Thursday, March 29, 2012

Doing The Wrong Thing

Spike Lee’s Twitter Mistake
(By Alexandra Petri, Washington Post, March 29, 2012)

There are many problems with what happened Wednesday with filmmaker Spike Lee on Twitter. One problem was that what Spike Lee thought was the home address of George Zimmerman — the man who shot teenager Trayvon Martin — actually belonged to a couple in their seventies. The bigger problem was that he tweeted what he thought was the address of George Zimmerman to his 240,000-odd followers in the first place.  The expected happened after he sent the tweet out. Menacing calls. Menacing letters. Menacing envelopes with Taste The Rainbow printed on them. (I am not making this up.)  It makes you reflect on how creepy these candy slogans can be, if said with the right inflection.  Of course it’s a problem that someone lettered “TASTE THE RAINBOW” on an envelope and frightened a retired couple.

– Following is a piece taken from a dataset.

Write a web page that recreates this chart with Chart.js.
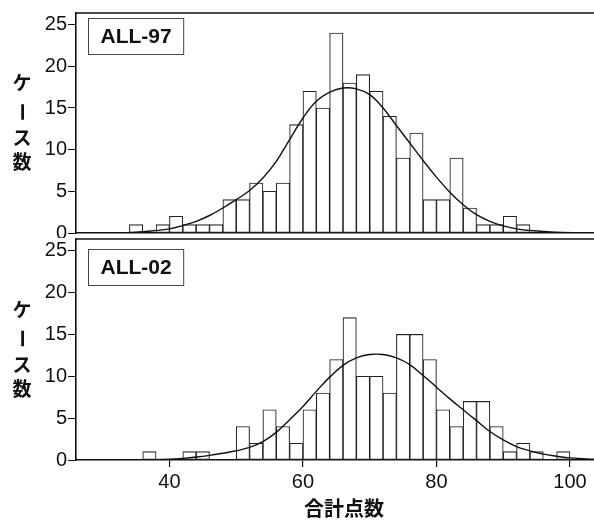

But even the right address would have been the wrong address.  What did Lee reasonably expect? That his followers were going to send the “Zimmerman residence” indignant letters? That they might ship him Edible Arrangements with passive-aggressive but politely-worded notes?  Of course not. Instead, people responded by becoming exactly the thing they were trying to punish: vigilantes, pursuing their own sense of right and wrong without regard to law or fact. Did nobody learn anything?   

The fact that it was an elderly couple and not the intended recipient just pointed up the wrongness of this whole situation more starkly. You can't just go around tweeting the addresses of people and subjecting them to the Twitter mob’s blunt justice. There is much to be angry about in the story of Trayvon Martin. But you can’t fix a wrong with another wrong.  I’m glad Lee apologized, tweeting, “Justice in court.” That’s where it has to happen. If only that thought had come sooner.  One injustice is more than enough.